Kampala, Uganda | THE INDEPENDENT | The quality of coffee from a lot of farmers will likely be compromised as many who failed to get buyers to take their produce decided to heap it in their homes.
This is according to the Uganda Coffee Development Authority (UCDA) managing director Emmanuel Ilamulemye, who spoke during an online meeting on the impact of the coronavirus (COVID-19) crisis to farmers on Wednesday afternoon. He said that coffee markets have stagnated with disruptions from coronavirus measures affecting the farmers’ ability to reach markets.
This meant that farmers looked for the way to keep the produce for a long time. Their storage facilities are not well ventilated which can easily lead to quality to be compromised. Uganda’s coffee has previously been subjected to low prices at the global market because of its low quality. Ilamulemye said the authority also found “that many farmers could not attend to far-from-home coffee plantations.”

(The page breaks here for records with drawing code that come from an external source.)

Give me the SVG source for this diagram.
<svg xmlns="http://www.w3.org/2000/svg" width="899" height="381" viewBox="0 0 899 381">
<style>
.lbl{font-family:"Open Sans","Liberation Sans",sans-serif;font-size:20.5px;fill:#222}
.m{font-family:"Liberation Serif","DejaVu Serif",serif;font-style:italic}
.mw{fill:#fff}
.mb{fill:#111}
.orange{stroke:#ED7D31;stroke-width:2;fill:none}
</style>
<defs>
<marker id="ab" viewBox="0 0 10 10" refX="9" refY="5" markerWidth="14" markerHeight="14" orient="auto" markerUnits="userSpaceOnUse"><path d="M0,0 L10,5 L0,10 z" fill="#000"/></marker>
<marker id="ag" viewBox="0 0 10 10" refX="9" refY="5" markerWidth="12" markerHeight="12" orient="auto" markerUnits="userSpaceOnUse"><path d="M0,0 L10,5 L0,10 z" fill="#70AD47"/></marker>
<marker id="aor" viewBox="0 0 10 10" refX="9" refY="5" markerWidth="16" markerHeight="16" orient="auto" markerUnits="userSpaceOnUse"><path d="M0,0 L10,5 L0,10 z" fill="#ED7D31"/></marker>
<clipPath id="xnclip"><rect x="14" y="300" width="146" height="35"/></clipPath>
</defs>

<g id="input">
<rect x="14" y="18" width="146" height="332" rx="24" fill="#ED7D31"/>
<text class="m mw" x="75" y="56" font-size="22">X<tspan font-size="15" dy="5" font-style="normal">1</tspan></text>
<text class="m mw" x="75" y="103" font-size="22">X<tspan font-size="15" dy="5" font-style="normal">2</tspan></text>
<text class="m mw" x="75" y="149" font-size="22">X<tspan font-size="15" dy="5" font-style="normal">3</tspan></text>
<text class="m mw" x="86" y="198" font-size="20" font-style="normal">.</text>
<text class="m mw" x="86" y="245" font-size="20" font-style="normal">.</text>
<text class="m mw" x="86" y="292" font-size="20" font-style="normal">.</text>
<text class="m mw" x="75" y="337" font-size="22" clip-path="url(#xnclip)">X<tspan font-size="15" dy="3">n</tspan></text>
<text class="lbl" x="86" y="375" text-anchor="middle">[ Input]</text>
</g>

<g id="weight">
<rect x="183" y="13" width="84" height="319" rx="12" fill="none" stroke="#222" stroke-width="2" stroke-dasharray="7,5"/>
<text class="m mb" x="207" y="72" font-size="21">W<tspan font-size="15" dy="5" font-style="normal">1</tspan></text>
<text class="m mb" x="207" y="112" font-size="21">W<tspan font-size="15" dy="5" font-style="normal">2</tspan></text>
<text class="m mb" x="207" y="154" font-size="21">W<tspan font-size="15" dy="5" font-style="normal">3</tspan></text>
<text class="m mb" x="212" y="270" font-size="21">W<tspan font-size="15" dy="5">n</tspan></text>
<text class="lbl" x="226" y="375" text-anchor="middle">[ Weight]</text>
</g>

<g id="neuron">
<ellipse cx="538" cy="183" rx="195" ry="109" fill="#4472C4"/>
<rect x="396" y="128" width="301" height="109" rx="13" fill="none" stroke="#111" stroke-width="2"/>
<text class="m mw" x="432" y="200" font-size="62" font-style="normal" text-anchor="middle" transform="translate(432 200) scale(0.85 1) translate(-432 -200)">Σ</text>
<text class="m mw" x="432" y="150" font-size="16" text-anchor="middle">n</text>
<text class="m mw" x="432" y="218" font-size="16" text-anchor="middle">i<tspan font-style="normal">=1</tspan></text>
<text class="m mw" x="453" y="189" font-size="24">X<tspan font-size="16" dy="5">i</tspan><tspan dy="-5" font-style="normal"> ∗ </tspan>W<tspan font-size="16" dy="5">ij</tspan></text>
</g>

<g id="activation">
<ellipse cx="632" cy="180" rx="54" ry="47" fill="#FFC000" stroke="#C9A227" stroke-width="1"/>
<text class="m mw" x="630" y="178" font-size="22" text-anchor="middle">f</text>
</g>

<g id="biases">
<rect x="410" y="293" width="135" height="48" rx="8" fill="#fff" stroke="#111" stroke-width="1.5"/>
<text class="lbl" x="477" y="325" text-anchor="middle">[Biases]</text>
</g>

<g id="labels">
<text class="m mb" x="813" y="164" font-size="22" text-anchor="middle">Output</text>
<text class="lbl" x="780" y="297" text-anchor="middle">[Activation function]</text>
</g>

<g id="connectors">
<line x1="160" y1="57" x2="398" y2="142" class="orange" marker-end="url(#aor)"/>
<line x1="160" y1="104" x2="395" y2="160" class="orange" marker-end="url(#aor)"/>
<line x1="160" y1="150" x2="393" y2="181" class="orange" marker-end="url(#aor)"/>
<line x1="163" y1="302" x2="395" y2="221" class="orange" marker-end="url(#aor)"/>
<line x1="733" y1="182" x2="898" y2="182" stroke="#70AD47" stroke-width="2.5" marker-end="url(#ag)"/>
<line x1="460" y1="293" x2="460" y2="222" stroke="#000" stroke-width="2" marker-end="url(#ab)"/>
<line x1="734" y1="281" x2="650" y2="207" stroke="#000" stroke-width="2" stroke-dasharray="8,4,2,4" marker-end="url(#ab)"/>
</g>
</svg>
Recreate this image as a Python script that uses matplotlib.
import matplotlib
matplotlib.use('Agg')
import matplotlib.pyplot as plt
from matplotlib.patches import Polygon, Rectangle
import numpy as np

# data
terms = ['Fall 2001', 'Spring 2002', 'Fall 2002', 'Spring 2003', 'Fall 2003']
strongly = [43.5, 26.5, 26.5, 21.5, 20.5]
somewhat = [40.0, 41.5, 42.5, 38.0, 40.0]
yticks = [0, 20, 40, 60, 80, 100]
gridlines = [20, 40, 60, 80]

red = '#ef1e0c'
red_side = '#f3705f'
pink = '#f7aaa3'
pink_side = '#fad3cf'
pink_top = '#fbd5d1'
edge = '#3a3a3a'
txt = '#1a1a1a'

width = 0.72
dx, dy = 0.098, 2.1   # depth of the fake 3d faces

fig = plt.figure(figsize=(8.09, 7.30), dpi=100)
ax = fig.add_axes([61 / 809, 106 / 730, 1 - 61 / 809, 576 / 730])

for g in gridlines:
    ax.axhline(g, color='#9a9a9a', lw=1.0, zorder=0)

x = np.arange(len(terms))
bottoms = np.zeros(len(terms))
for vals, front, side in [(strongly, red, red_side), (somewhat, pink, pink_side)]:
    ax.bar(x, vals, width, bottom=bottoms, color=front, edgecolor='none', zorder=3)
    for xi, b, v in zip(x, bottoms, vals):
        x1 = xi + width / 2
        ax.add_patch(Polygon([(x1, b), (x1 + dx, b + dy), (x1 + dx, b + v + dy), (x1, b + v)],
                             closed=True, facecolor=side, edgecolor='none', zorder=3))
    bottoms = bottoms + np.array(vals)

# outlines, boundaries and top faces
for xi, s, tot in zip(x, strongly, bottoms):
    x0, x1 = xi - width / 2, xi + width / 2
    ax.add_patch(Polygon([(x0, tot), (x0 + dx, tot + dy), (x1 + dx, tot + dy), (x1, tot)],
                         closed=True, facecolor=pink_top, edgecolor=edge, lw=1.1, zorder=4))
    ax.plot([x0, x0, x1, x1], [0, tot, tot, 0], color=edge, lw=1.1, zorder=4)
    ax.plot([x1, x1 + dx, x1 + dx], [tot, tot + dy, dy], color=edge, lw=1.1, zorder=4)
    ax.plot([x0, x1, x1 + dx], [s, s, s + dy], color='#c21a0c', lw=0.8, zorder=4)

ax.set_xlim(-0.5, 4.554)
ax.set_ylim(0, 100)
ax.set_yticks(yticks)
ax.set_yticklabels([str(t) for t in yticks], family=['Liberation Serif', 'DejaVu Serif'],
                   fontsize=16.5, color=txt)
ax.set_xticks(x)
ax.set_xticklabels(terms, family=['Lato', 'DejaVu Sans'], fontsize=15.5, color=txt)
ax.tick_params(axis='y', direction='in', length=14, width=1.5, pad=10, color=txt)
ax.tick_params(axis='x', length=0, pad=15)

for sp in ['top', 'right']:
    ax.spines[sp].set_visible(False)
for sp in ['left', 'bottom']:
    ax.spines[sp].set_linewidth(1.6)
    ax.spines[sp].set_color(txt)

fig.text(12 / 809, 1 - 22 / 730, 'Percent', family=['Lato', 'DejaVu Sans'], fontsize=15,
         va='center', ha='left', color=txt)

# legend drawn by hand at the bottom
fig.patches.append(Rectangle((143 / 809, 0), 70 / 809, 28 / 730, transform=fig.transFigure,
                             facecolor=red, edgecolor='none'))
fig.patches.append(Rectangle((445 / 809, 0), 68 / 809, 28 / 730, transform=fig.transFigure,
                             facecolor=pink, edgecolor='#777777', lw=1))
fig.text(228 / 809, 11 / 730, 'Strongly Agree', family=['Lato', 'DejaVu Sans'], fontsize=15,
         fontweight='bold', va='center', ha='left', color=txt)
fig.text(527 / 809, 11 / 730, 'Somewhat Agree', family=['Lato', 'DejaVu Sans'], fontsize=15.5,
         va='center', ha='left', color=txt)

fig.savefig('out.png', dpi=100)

He added that the safety of far plantations was affected with farmers that had ripe coffee being stolen and some picked when it’s raw. Small scale farmers who used to transport their produce using boda bodas were unable to do so because they were not allowed to sit on it. “They could not trust boda boda riders to take their produce to buying centres,” he said.
While UCDA had delivered fertilizers to 34 cooperatives across the country to be distributed to farmers, the lockdown meant they were unable to move these from cooperative stores to individual farmers. Ilamulemye said: “The lockdown came when farmers had not received and missed timely application of fertilizers.”

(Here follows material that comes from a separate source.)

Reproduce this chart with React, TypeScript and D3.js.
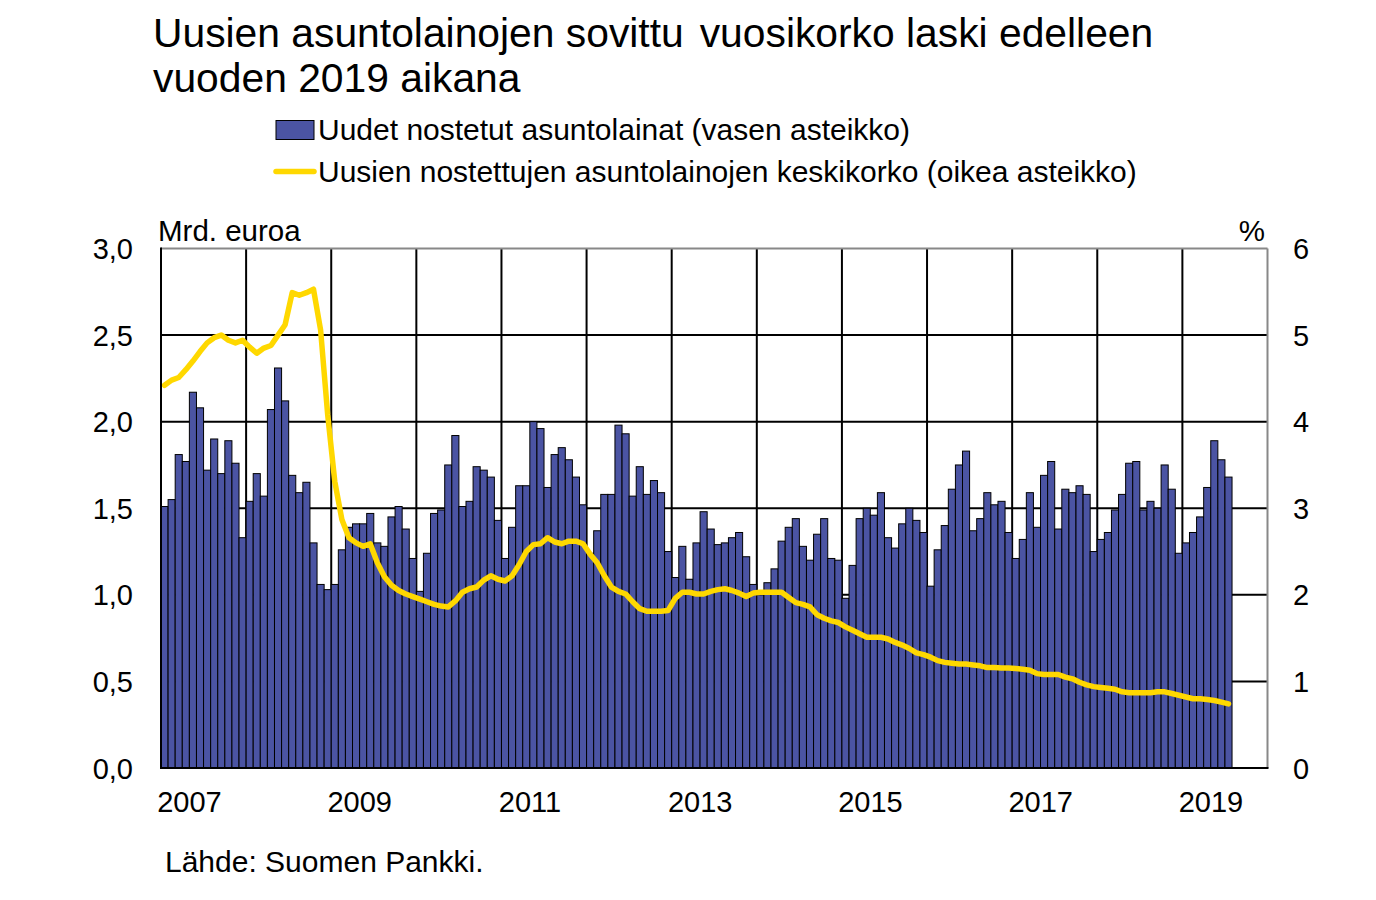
import React from "react";
import * as d3 from "d3";

const startYear = 2007;
const yearLabels = ["2007", "2009", "2011", "2013", "2015", "2017", "2019"];
const leftTicks = [0, 0.5, 1, 1.5, 2, 2.5, 3];
const rightTicks = [0, 1, 2, 3, 4, 5, 6];

// Monthly, Jan 2007 – Jul 2019, bn euro
const loans = [
  1.51, 1.55, 1.81, 1.77, 2.17, 2.08, 1.72, 1.90, 1.70, 1.89, 1.76, 1.33,
  1.54, 1.70, 1.57, 2.07, 2.31, 2.12, 1.69, 1.59, 1.65, 1.30, 1.06, 1.03,
  1.06, 1.26, 1.39, 1.41, 1.41, 1.47, 1.30, 1.28, 1.45, 1.51, 1.38, 1.21,
  1.02, 1.24, 1.47, 1.49, 1.75, 1.92, 1.51, 1.54, 1.74, 1.72, 1.68, 1.43,
  1.21, 1.39, 1.63, 1.63, 2.00, 1.96, 1.62, 1.81, 1.85, 1.78, 1.68, 1.52,
  1.24, 1.37, 1.58, 1.58, 1.98, 1.93, 1.57, 1.74, 1.58, 1.66, 1.59, 1.25,
  1.10, 1.28, 1.09, 1.30, 1.48, 1.38, 1.29, 1.30, 1.33, 1.36, 1.22, 1.06,
  1.00, 1.07, 1.15, 1.31, 1.39, 1.44, 1.28, 1.20, 1.35, 1.44, 1.21, 1.20,
  0.98, 1.17, 1.44, 1.50, 1.46, 1.59, 1.33, 1.27, 1.41, 1.50, 1.43, 1.36,
  1.05, 1.26, 1.40, 1.61, 1.75, 1.83, 1.37, 1.44, 1.59, 1.52, 1.54, 1.36,
  1.21, 1.32, 1.59, 1.39, 1.69, 1.77, 1.38, 1.61, 1.59, 1.63, 1.58, 1.25,
  1.32, 1.36, 1.49, 1.58, 1.76, 1.77, 1.49, 1.54, 1.50, 1.75, 1.61, 1.24,
  1.30, 1.36, 1.45, 1.62, 1.89, 1.78, 1.68,
];

// Monthly average interest rate, %
const rate = [
  4.42, 4.48, 4.51, 4.60, 4.70, 4.81, 4.91, 4.97, 5.00, 4.94, 4.91, 4.94,
  4.86, 4.79, 4.85, 4.88, 5.00, 5.12, 5.49, 5.46, 5.49, 5.53, 5.06, 4.08,
  3.31, 2.87, 2.66, 2.60, 2.56, 2.59, 2.37, 2.21, 2.11, 2.05, 2.01, 1.98,
  1.95, 1.92, 1.89, 1.87, 1.86, 1.93, 2.03, 2.07, 2.09, 2.17, 2.22, 2.18,
  2.16, 2.22, 2.35, 2.50, 2.58, 2.59, 2.66, 2.61, 2.59, 2.62, 2.62, 2.59,
  2.47, 2.37, 2.22, 2.09, 2.04, 2.01, 1.92, 1.84, 1.81, 1.81, 1.81, 1.82,
  1.96, 2.03, 2.03, 2.01, 2.01, 2.04, 2.06, 2.07, 2.05, 2.02, 1.98, 2.02,
  2.03, 2.03, 2.03, 2.03, 1.97, 1.91, 1.89, 1.86, 1.77, 1.73, 1.70, 1.68,
  1.63, 1.59, 1.55, 1.51, 1.51, 1.51, 1.49, 1.45, 1.42, 1.38, 1.33, 1.31,
  1.28, 1.24, 1.22, 1.21, 1.20, 1.20, 1.19, 1.18, 1.16, 1.16, 1.155, 1.155,
  1.15, 1.14, 1.13, 1.09, 1.08, 1.08, 1.08, 1.05, 1.03, 0.99, 0.96, 0.94,
  0.93, 0.92, 0.91, 0.88, 0.87, 0.87, 0.87, 0.87, 0.88, 0.88, 0.86, 0.84,
  0.82, 0.80, 0.80, 0.79, 0.78, 0.76, 0.74,
];

const FONT = "'Liberation Sans', Arial, sans-serif";
const BAR = "#4b54a3";
const YELLOW = "#ffd800";

export default function App() {
  const left = 161, right = 1267.5, top = 248.5, bottom = 768;
  const totalMonths = 13 * 12;
  const x = d3.scaleLinear().domain([0, totalMonths]).range([left, right]);
  const yL = d3.scaleLinear().domain([0, 3]).range([bottom, top]);
  const yR = d3.scaleLinear().domain([0, 6]).range([bottom, top]);

  const line = d3
    .line<number>()
    .x((_, i) => x(i + 0.5))
    .y((d) => yR(d));

  const yearStarts = d3.range(1, 13).map((k) => k * 12);

  return (
    <svg
      width={1376}
      height={900}
      style={{ position: "absolute", left: 0, top: 0, background: "#fff" }}
      fontFamily={FONT}
    >
      {/* Title */}
      <text x={153} y={47} fontSize={40.8} fill="#000">
        Uusien asuntolainojen sovittu
        <tspan dx={16}>vuosikorko laski edelleen</tspan>
      </text>
      <text x={153} y={92} fontSize={40.8} fill="#000">
        vuoden 2019 aikana
      </text>

      {/* Legend */}
      <rect x={276} y={120.5} width={38} height={19} fill={BAR} stroke="#000" strokeWidth={1} />
      <text x={318} y={140} fontSize={30} fill="#000">
        Uudet nostetut asuntolainat (vasen asteikko)
      </text>
      <line x1={276} x2={314} y1={171.5} y2={171.5} stroke={YELLOW} strokeWidth={5.5} strokeLinecap="round" />
      <text x={318} y={182} fontSize={30} fill="#000">
        Uusien nostettujen asuntolainojen keskikorko (oikea asteikko)
      </text>

      {/* Axis titles */}
      <text x={158} y={241} fontSize={29.5} fill="#000">Mrd. euroa</text>
      <text x={1265} y={241} fontSize={29.5} fill="#000" textAnchor="end">%</text>

      {/* Grid */}
      {leftTicks.slice(1, -1).map((t) => (
        <line key={"h" + t} x1={left} x2={right} y1={yL(t)} y2={yL(t)} stroke="#000" strokeWidth={2} />
      ))}
      {yearStarts.map((m) => (
        <line key={"v" + m} x1={x(m)} x2={x(m)} y1={top} y2={bottom} stroke="#000" strokeWidth={2} />
      ))}

      {/* Bars */}
      {loans.map((v, i) => (
        <rect
          key={"b" + i}
          x={x(i)}
          y={yL(v)}
          width={x(i + 1) - x(i)}
          height={yL(0) - yL(v)}
          fill={BAR}
          stroke="#000"
          strokeWidth={1}
        />
      ))}

      {/* Rate line */}
      <path d={line(rate) || ""} fill="none" stroke={YELLOW} strokeWidth={5.5} strokeLinejoin="round" strokeLinecap="round" />

      {/* Frame */}
      <line x1={left} x2={right} y1={top} y2={top} stroke="#888" strokeWidth={2} />
      <line x1={right} x2={right} y1={top} y2={bottom} stroke="#888" strokeWidth={2} />
      <line x1={left} x2={left} y1={top - 1} y2={bottom + 1} stroke="#000" strokeWidth={2} />
      <line x1={left - 1} x2={right + 1} y1={bottom} y2={bottom} stroke="#000" strokeWidth={2} />

      {/* Left ticks */}
      {leftTicks.map((t) => (
        <text key={"l" + t} x={133} y={yL(t) + 10.5} fontSize={29} textAnchor="end" fill="#000">
          {t.toFixed(1).replace(".", ",")}
        </text>
      ))}
      {/* Right ticks */}
      {rightTicks.map((t) => (
        <text key={"r" + t} x={1293} y={yR(t) + 10.5} fontSize={29} fill="#000">
          {String(t)}
        </text>
      ))}

      {/* Year labels */}
      {yearLabels.map((lab) => (
        <text
          key={lab}
          x={x((+lab - startYear) * 12) + 28.5}
          y={812}
          fontSize={29}
          textAnchor="middle"
          fill="#000"
        >
          {lab}
        </text>
      ))}

      {/* Source */}
      <text x={165} y={872} fontSize={30} fill="#000">Lähde: Suomen Pankki.</text>
    </svg>
  );
}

In April, UCDA reports that coffee exports fell by more than 100,000 bags. The UCDA says “exports were to some extent affected by logistical issues due to the country’s lockdown.” Coffee dealers found it hard to move to farmers to collect more coffee. This forced them to draw down on their stocks in the midst of the lockdown due to the COVID-19 pandemic.
On the positive side, Ilamulemye said farmers who stay near their farms had extra labour from their children who were not at school.

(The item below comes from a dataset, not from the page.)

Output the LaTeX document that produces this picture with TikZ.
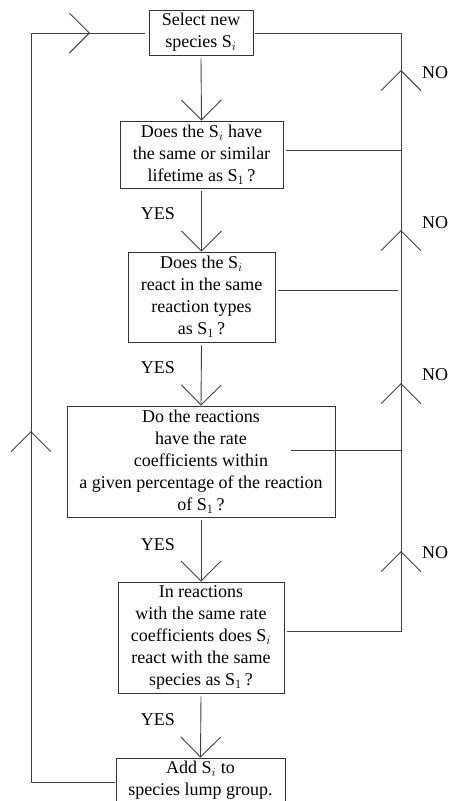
\documentclass[tikz,border=0pt]{standalone}
\usepackage{fix-cm}
\usepackage{fontspec}
\setmainfont{Liberation Serif}
\usetikzlibrary{arrows.meta}

\tikzset{
  box/.style={draw=black!80, line width=0.9pt, align=center, inner sep=0pt, font=\fontsize{18}{22}\selectfont},
  lbl/.style={font=\fontsize{18}{22}\selectfont, inner sep=0pt},
  line/.style={line width=0.9pt, draw=black!75},
  chev/.style={line, -{Straight Barb[length=20pt,width=40pt]}},
}

\begin{document}
\begin{tikzpicture}[x=1pt,y=-1pt]
    \useasboundingbox (0,0) rectangle (448,801);

    % Boxes of the lumping test
    \node[box, minimum width=104pt, minimum height=45pt] (sel) at (201,32.5) {Select new\\species S$_i$};
    \node[box, minimum width=163pt, minimum height=67pt] (q1) at (201.5,154.5) {Does the S$_i$ have\\the same or similar\\lifetime as S$_1$\,?};
    \node[box, minimum width=147pt, minimum height=90pt] (q2) at (201.5,297) {Does the S$_i$\\react in the same\\reaction types\\as S$_1$\,?};
    \node[box, minimum width=268pt, minimum height=111pt] (q3) at (201,461.5) {Do the reactions\\have the rate\\coefficients within\\a given percentage of the reaction\\of S$_1$\,?};
    \node[box, minimum width=166pt, minimum height=111pt] (q4) at (201,637.5) {In reactions\\with the same rate\\coefficients does S$_i$\\react with the same\\species as S$_1$\,?};
    \node[box, minimum width=169pt, minimum height=45pt] (add) at (200.5,780.5) {Add S$_i$ to\\species lump group.};

    % YES path (down the middle)
    \draw[chev] ([yshift=-3pt]sel.south) -- (q1.north);
    \draw[chev] ([yshift=-3pt]q1.south) -- (q2.north);
    \draw[chev] ([yshift=-3pt]q2.south) -- (q3.north);
    \draw[chev] ([yshift=-3pt]q3.south) -- (q4.north);
    \draw[chev] ([yshift=-3pt]q4.south) -- (add.north);
    \node[lbl] (yes1) at (158,214) {YES};
    \node[lbl] (yes2) at (158,368) {YES};
    \node[lbl] (yes3) at (158,545) {YES};
    \node[lbl] (yes4) at (158,720) {YES};

    % NO path (back up on the right)
    \coordinate (tr) at (401,33);
    \coordinate (br) at (401,631);
    \coordinate (r1) at (401,150);
    \coordinate (r2) at (398,290);
    \coordinate (r3) at (401,450);
    \draw[line] ([xshift=3pt,yshift=6.5pt]q4.east) -- (br) -- (tr) -- ([xshift=2pt,yshift=-0.5pt]sel.east);
    \draw[line] ([xshift=3pt,yshift=4.5pt]q1.east) -- (r1);
    \draw[line] ([xshift=3pt,yshift=7pt]q2.east) -- (r2);
    \draw[line] ([xshift=-44pt,yshift=11.5pt]q3.east) -- (r3);
    \foreach \y/\n in {70/1,230/2,383/3,551/4}{
        \coordinate (no\n) at (401,\y);
        \draw[chev] ([yshift=-10pt]no\n) -- (no\n);
    }
    \node[lbl] (nol1) at (435,73) {NO};
    \node[lbl] (nol2) at (435,223) {NO};
    \node[lbl] (nol3) at (435,375) {NO};
    \node[lbl] (nol4) at (435,553) {NO};

    % Loop back on the left
    \coordinate (bl) at (31,782);
    \coordinate (tl) at (31,33);
    \coordinate (up1) at (31,431);
    \coordinate (rt1) at (90,33);
    \draw[line] ([xshift=-1pt,yshift=-1.5pt]add.west) -- (bl) -- (tl) -- ([xshift=-4pt,yshift=-0.5pt]sel.west);
    \draw[chev] ([yshift=-10pt]up1) -- (up1);
    \draw[chev] ([xshift=-10pt]rt1) -- (rt1);
\end{tikzpicture}
\end{document}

Emmanuel Obuku, the general manager of the Agribusiness Development Centre, an agency that helps financial literacy for farmer organization says the lockdown had especially affected the pricing of three products: coffee, cocoa, and milk. All have seen their prices drop further due to disruptions.
For some farmers, the low prices and lockdown disruption means they have no capacity to pay their loans.
Kayondo Mugagga, a member of the Masaka Microfinance and Development Cooperative Trust Limited (MAMIDECOT), said before the COVID-19 pandemic, their cooperative had been running agricultural loans with Rabo Bank Foundation worth 1.2 billion Shillings.
“Now that the agricultural value chains have been disrupted due to the national lockdown, farmers who had obtained loans from MAMIDECOT cannot pay back promptly meaning the default rates are high,” he said.